2) How did the project evolve from a dissertation into a book manuscript?
Only very gradually. William Germano’s From Dissertation to Book was a godsend. (I like to joke with my students that it took me 13 years and a team of editors and marketers at UNC Press just to get rid of the colon in the title!) I look at my dissertation now much the same way I look at my teenage self, with a mixture of affection and embarrassment. It just needed to sit in the slow cooker for a long time, so that the strongest argument and narrative structure could emerge. And getting some real distance from the project helped me get out of the rabbit hole of specialization. I became a parent, fell in love with Bosnia, and started teaching and coaching at a boarding school. So now I spend almost all of my time with wonderful, bright people who aren’t versed in Mormon history. That made me start thinking a lot harder about how I might craft a book that interests them while making a substantial contribution to Mormon and religious studies.
3) What do you believe will be your biggest contribution to the fields of Mormon and religious studies?
I’m hoping to renew real debate about Mormon modernization and Americanization. I’m arguing that in the American university Mormon separatism died and a new, modern Mormonism was born: a Mormonism at home in the United States but at odds with itself. I expect people to challenge that thesis, and I will defend it strenuously, but even those who are not fully persuaded by the argument can find in this book a fascinating intellectual and cultural genealogy (as it were) of Mormonism. There are so many stories, and so many people, in the book that deserve deeper and wider appreciation. I want the book to be profoundly humanizing in that way, especially with regard to the history of Mormon women and the long history of Mormon engagement with the best religious, historical, and scientific scholarship. In short, I want this book to change the way that Mormons and non-Mormons think and talk about Mormon history, and in the field of religious studies I want it to provide a model for thinking and talking about religious history, identity, and difference. (The book also lies squarely in a third field, the history of “outsiders” in U.S. higher education, and I hope it will generate spirited discussion about the purpose and the future of American universities.)
4) What have been some of the surprises, positive or negative, during your sojourn into the world of Mormon history?
I started traveling to Utah for archival research way back in 2002, and there have been so many moments of sheer delight. I think about staying and reconnecting with relatives I love dearly, I think about the incredibly helpful staff members in the various archives, and I think about the long days I spent writing in Toasters, a hip little Bosnian-owned café on 200 South in Salt Lake. There were definitely some days when I wanted to quit. I sometimes ran into frustrating obstacles at the Church archives (back before my good friend Reid Neilson took the helm), and when I was on the job market, search committees — even those blessed ones that offered a job! — often didn’t know what to make of me as a non-Mormon specializing in Mormon history.
5) How has your research in Mormon history prepared you to be an instructor at Phillips Exeter?

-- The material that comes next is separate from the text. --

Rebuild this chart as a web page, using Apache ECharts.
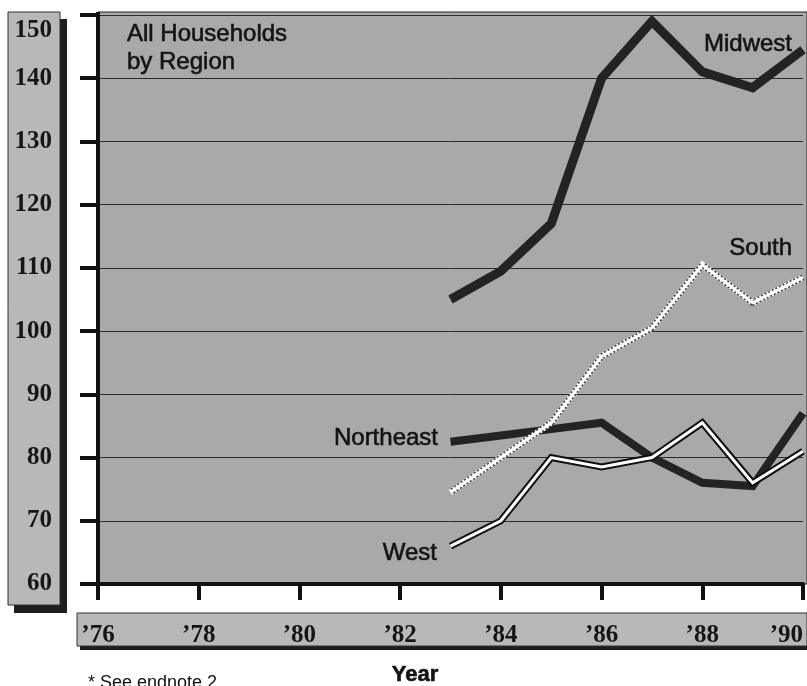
<!DOCTYPE html>
<html>
<head>
<meta charset="utf-8">
<script src="https://cdn.jsdelivr.net/npm/echarts@6/dist/echarts.min.js"></script>
<style>
html,body{margin:0;padding:0;background:#fff;}
#chart{width:807px;height:686px;}
</style>
</head>
<body>
<div id="chart"></div>
<script>
// ---- data ----
const years = [83, 84, 85, 86, 87, 88, 89, 90];
const midwest   = [105, 109.5, 117, 140, 149, 141, 138.5, 144.5];
const south     = [74.5, 80, 85.5, 96, 100.5, 110.5, 104.5, 108.5];
const northeast = [82.5, 83.5, 84.5, 85.5, 80, 76, 75.5, 87];
const west      = [66, 70, 80, 78.5, 80, 85.5, 76, 81];
const yTickValues = [60, 70, 80, 90, 100, 110, 120, 130, 140, 150];
const xTickYears = [76, 78, 80, 82, 84, 86, 88, 90];

function pairs(vals) { return years.map((y, i) => [y, vals[i]]); }

const serifBold = { fontFamily: 'Liberation Serif', fontWeight: 'bold', fontSize: 25, color: '#161616' };
const sans = '"Liberation Sans", Arial, sans-serif';
function label(text, x, y, align, font) {
  return { type: 'text', z: 100, style: { text: text, x: x, y: y, font: font || ('24px ' + sans), fill: '#141414',
    stroke: '#141414', lineWidth: 0.6, textAlign: align, textVerticalAlign: 'middle' } };
}

const chart = echarts.init(document.getElementById('chart'), null, { renderer: 'canvas' });

const option = {
  animation: false,
  backgroundColor: '#ffffff',
  grid: { left: 98, right: 4, top: 15, bottom: 102, containLabel: false, outerBoundsMode: 'none' },
  xAxis: {
    type: 'value', min: 76, max: 90, interval: 2,
    axisLine: { show: true, lineStyle: { color: '#111', width: 4 } },
    axisTick: { show: true, length: 16, lineStyle: { color: '#111', width: 4 } },
    splitLine: { show: false },
    axisLabel: Object.assign({ margin: 39, hideOverlap: false, alignMaxLabel: 'right',
      formatter: v => xTickYears.includes(v) ? '\u2019' + v : '' }, serifBold)
  },
  yAxis: {
    type: 'value', min: 60, max: 150, interval: 10,
    axisLine: { show: true, lineStyle: { color: '#111', width: 4 } },
    axisTick: { show: true, length: 18, lineStyle: { color: '#111', width: 4 } },
    splitLine: { show: true, lineStyle: { color: '#2a2a2a', width: 1 } },
    axisLabel: Object.assign({
      margin: 46,
      formatter: v => {
        if (!yTickValues.includes(v)) return '';
        return v === 150 ? '{top|' + v + '}' : String(v);
      },
      rich: { top: { padding: [32, 0, 0, 0], fontFamily: 'Liberation Serif', fontWeight: 'bold', fontSize: 25, color: '#161616' } }
    }, serifBold)
  },
  graphic: [
    { type: 'rect', z: -10, shape: { x: 98, y: 12, width: 709, height: 572 }, style: { fill: '#a9a9a9', stroke: '#222', lineWidth: 1 } },
    { type: 'rect', z: -10, shape: { x: 14, y: 19, width: 53, height: 594 }, style: { fill: '#1e1e1e' } },
    { type: 'rect', z: -9, shape: { x: 8, y: 12, width: 52, height: 593 }, style: { fill: '#b8b8b8', stroke: '#333', lineWidth: 1 } },
    { type: 'rect', z: -10, shape: { x: 80, y: 617, width: 727, height: 33 }, style: { fill: '#1e1e1e' } },
    { type: 'rect', z: -9, shape: { x: 77, y: 613, width: 730, height: 33 }, style: { fill: '#b8b8b8', stroke: '#333', lineWidth: 1 } },
    { type: 'line', z: 5, shape: { x1: 98, y1: 12, x2: 98, y2: 17 }, style: { stroke: '#111', lineWidth: 4 } },
    label('All Households', 127, 34.5, 'left'),
    label('by Region', 127, 62.5, 'left'),
    label('Midwest', 792, 44, 'right'),
    label('South', 792, 248, 'right'),
    label('Northeast', 438, 438.5, 'right'),
    label('West', 437, 553.5, 'right'),
    label('Year', 415, 675, 'center', 'bold 22px ' + sans),
    { type: 'text', z: 100, style: { text: '* See endnote 2', x: 88, y: 683.5, font: '18px ' + sans, fill: '#111', textAlign: 'left', textVerticalAlign: 'middle' } }
  ],
  series: [
    { name: 'Northeast', type: 'line', data: pairs(northeast), symbol: 'none', z: 2,
      lineStyle: { color: '#232323', width: 8, join: 'miter' } },
    { name: 'Midwest', type: 'line', data: pairs(midwest), symbol: 'none', z: 2,
      lineStyle: { color: '#232323', width: 9, join: 'miter' } },
    { name: 'South teeth light', type: 'line', data: pairs(south), symbol: 'none', z: 3,
      lineStyle: { color: '#ffffff', width: 6, type: [2, 2], join: 'miter' } },
    { name: 'South teeth dark', type: 'line', data: pairs(south), symbol: 'none', z: 3,
      lineStyle: { color: '#4a4a4a', width: 6, type: [2, 2], dashOffset: 2, join: 'miter' } },
    { name: 'South', type: 'line', data: pairs(south), symbol: 'none', z: 3,
      lineStyle: { color: '#ffffff', width: 3, join: 'miter' } },
    { name: 'West outline', type: 'line', data: pairs(west), symbol: 'none', z: 4,
      lineStyle: { color: '#111111', width: 7, join: 'miter' } },
    { name: 'West', type: 'line', data: pairs(west), symbol: 'none', z: 4,
      lineStyle: { color: '#ffffff', width: 3, join: 'miter' } }
  ]
};
chart.setOption(option);
</script>
</body>
</html>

In some really important ways, I’d say, even though Phillips Exeter expects and needs me to be a generalist when it comes to teaching religion and philosophy. But when I teach courses on religious diversity in the U.S., religion and gender, or human rights, I have my historical research at the forefront of my mind. It shapes how I think and teach about religion more broadly, especially in terms of helping students resist reductive thinking about religious identity and history.
6) Do you currently have any plans for your next project?
I would love to do more research and write about Mormon understandings of race, gender, and sexuality after World War II. In the meantime, I’m working with a dear friend, the Bosnian writer Goran Simi?, on assembling a collection of my literary essays about postwar Bosnia and Herzegovina.